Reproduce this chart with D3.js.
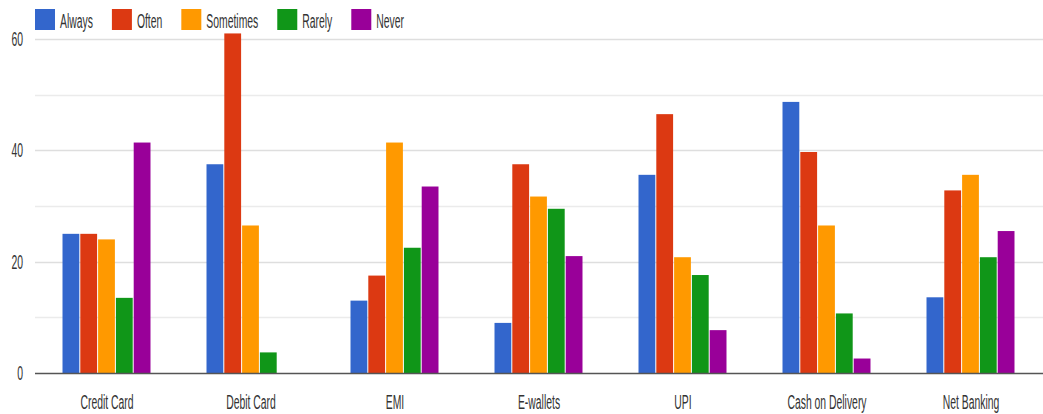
<!DOCTYPE html>
<html><head><meta charset="utf-8">
<script src="https://cdn.jsdelivr.net/npm/d3@7"></script>
<style>html,body{margin:0;padding:0;background:#fff;}svg{display:block;}</style>
</head><body>
<svg id="chart" width="1043" height="414"></svg>
<script>
const categories = ["Credit Card","Debit Card","EMI","E-wallets","UPI","Cash on Delivery","Net Banking"];
const seriesNames = ["Always","Often","Sometimes","Rarely","Never"];
const always    = [25, 37.5, 13, 9, 35.6, 48.7, 13.6];
const often     = [25, 61, 17.5, 37.5, 46.5, 39.7, 32.8];
const sometimes = [24, 26.5, 41.4, 31.7, 20.8, 26.5, 35.6];
const rarely    = [13.5, 3.7, 22.5, 29.5, 17.6, 10.7, 20.8];
const never     = [41.4, 0, 33.5, 21, 7.7, 2.6, 25.5];
const colors = ["#3366cc","#dc3912","#ff9900","#109618","#990099"];
const gridTicks = [0,10,20,30,40,50,60];
const labelTicks = [0,20,40,60];

(function(){
const seriesValues = [always, often, sometimes, rarely, never];
const svg = d3.select("#chart");
const mLeft = 35, mRight = 1043, mTop = 39, mBottom = 373;
const SX = 0.8, SY = 1.55, FS = 13;
const font = "'Liberation Sans', Arial, sans-serif";

const y = d3.scaleLinear().domain([0,60]).range([mBottom, mTop]);
const x0 = d3.scaleBand().domain(categories).range([mLeft, mRight]).paddingInner(0.382).paddingOuter(0.191);
const x1 = d3.scaleBand().domain(seriesNames).range([0, x0.bandwidth()]).padding(0);

function stext(g, str, tx, ty, anchor){
  return g.append("text")
    .attr("transform", `translate(${tx},${ty}) scale(${SX},${SY})`)
    .attr("text-anchor", anchor)
    .attr("font-family", font).attr("font-size", FS)
    .attr("fill", "#333").text(str);
}

// gridlines
svg.append("g").selectAll("line").data(gridTicks.filter(d=>d>0)).join("line")
  .attr("x1", mLeft).attr("x2", mRight)
  .attr("y1", d=>Math.round(y(d))+0.5).attr("y2", d=>Math.round(y(d))+0.5)
  .attr("stroke", d => d % 20 === 0 ? "#dedede" : "#ebebeb").attr("stroke-width", 1.5);

// y labels
const yl = svg.append("g");
labelTicks.forEach(t => stext(yl, String(t), 23, y(t)+7, "end"));

// bars
const bars = svg.append("g");
categories.forEach((c, i) => {
  seriesNames.forEach((s, j) => {
    const v = seriesValues[j][i];
    if (v <= 0) return;
    bars.append("rect")
      .attr("x", x0(c) + x1(s))
      .attr("y", y(v))
      .attr("width", x1.bandwidth() - 1)
      .attr("height", y(0) - y(v))
      .attr("fill", colors[j]);
  });
});

// baseline
svg.append("line").attr("x1", mLeft).attr("x2", mRight)
  .attr("y1", y(0)+0.5).attr("y2", y(0)+0.5)
  .attr("stroke", "#555").attr("stroke-width", 1.5);

// x labels
const xl = svg.append("g");
categories.forEach(c => stext(xl, c, x0(c) + x0.bandwidth()/2, 409, "middle"));

// legend
const lg = svg.append("g");
let lx = 35;
seriesNames.forEach((s, j) => {
  lg.append("rect").attr("x", lx).attr("y", 9).attr("width", 20).attr("height", 21).attr("fill", colors[j]);
  const t = stext(lg, s, lx + 25, 28, "start");
  const w = t.node().getComputedTextLength() * SX;
  lx += 25 + w + 19;
});
})();
</script>
</body></html>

▶ [WRITTEN REQUEST] Except for the pictures, give all the material above again verbatim.

▶ [WRITTEN RESPONSE]
Reproduce this chart with D3.js.
<!DOCTYPE html>
<html><head><meta charset="utf-8">
<script src="https://cdn.jsdelivr.net/npm/d3@7"></script>
<style>html,body{margin:0;padding:0;background:#fff;}svg{display:block;}</style>
</head><body>
<svg id="chart" width="1043" height="414"></svg>
<script>
const categories = ["Credit Card","Debit Card","EMI","E-wallets","UPI","Cash on Delivery","Net Banking"];
const seriesNames = ["Always","Often","Sometimes","Rarely","Never"];
const always    = [25, 37.5, 13, 9, 35.6, 48.7, 13.6];
const often     = [25, 61, 17.5, 37.5, 46.5, 39.7, 32.8];
const sometimes = [24, 26.5, 41.4, 31.7, 20.8, 26.5, 35.6];
const rarely    = [13.5, 3.7, 22.5, 29.5, 17.6, 10.7, 20.8];
const never     = [41.4, 0, 33.5, 21, 7.7, 2.6, 25.5];
const colors = ["#3366cc","#dc3912","#ff9900","#109618","#990099"];
const gridTicks = [0,10,20,30,40,50,60];
const labelTicks = [0,20,40,60];

(function(){
const seriesValues = [always, often, sometimes, rarely, never];
const svg = d3.select("#chart");
const mLeft = 35, mRight = 1043, mTop = 39, mBottom = 373;
const SX = 0.8, SY = 1.55, FS = 13;
const font = "'Liberation Sans', Arial, sans-serif";

const y = d3.scaleLinear().domain([0,60]).range([mBottom, mTop]);
const x0 = d3.scaleBand().domain(categories).range([mLeft, mRight]).paddingInner(0.382).paddingOuter(0.191);
const x1 = d3.scaleBand().domain(seriesNames).range([0, x0.bandwidth()]).padding(0);

function stext(g, str, tx, ty, anchor){
  return g.append("text")
    .attr("transform", `translate(${tx},${ty}) scale(${SX},${SY})`)
    .attr("text-anchor", anchor)
    .attr("font-family", font).attr("font-size", FS)
    .attr("fill", "#333").text(str);
}

// gridlines
svg.append("g").selectAll("line").data(gridTicks.filter(d=>d>0)).join("line")
  .attr("x1", mLeft).attr("x2", mRight)
  .attr("y1", d=>Math.round(y(d))+0.5).attr("y2", d=>Math.round(y(d))+0.5)
  .attr("stroke", d => d % 20 === 0 ? "#dedede" : "#ebebeb").attr("stroke-width", 1.5);

// y labels
const yl = svg.append("g");
labelTicks.forEach(t => stext(yl, String(t), 23, y(t)+7, "end"));

// bars
const bars = svg.append("g");
categories.forEach((c, i) => {
  seriesNames.forEach((s, j) => {
    const v = seriesValues[j][i];
    if (v <= 0) return;
    bars.append("rect")
      .attr("x", x0(c) + x1(s))
      .attr("y", y(v))
      .attr("width", x1.bandwidth() - 1)
      .attr("height", y(0) - y(v))
      .attr("fill", colors[j]);
  });
});

// baseline
svg.append("line").attr("x1", mLeft).attr("x2", mRight)
  .attr("y1", y(0)+0.5).attr("y2", y(0)+0.5)
  .attr("stroke", "#555").attr("stroke-width", 1.5);

// x labels
const xl = svg.append("g");
categories.forEach(c => stext(xl, c, x0(c) + x0.bandwidth()/2, 409, "middle"));

// legend
const lg = svg.append("g");
let lx = 35;
seriesNames.forEach((s, j) => {
  lg.append("rect").attr("x", lx).attr("y", 9).attr("width", 20).attr("height", 21).attr("fill", colors[j]);
  const t = stext(lg, s, lx + 25, 28, "start");
  const w = t.node().getComputedTextLength() * SX;
  lx += 25 + w + 19;
});
})();
</script>
</body></html>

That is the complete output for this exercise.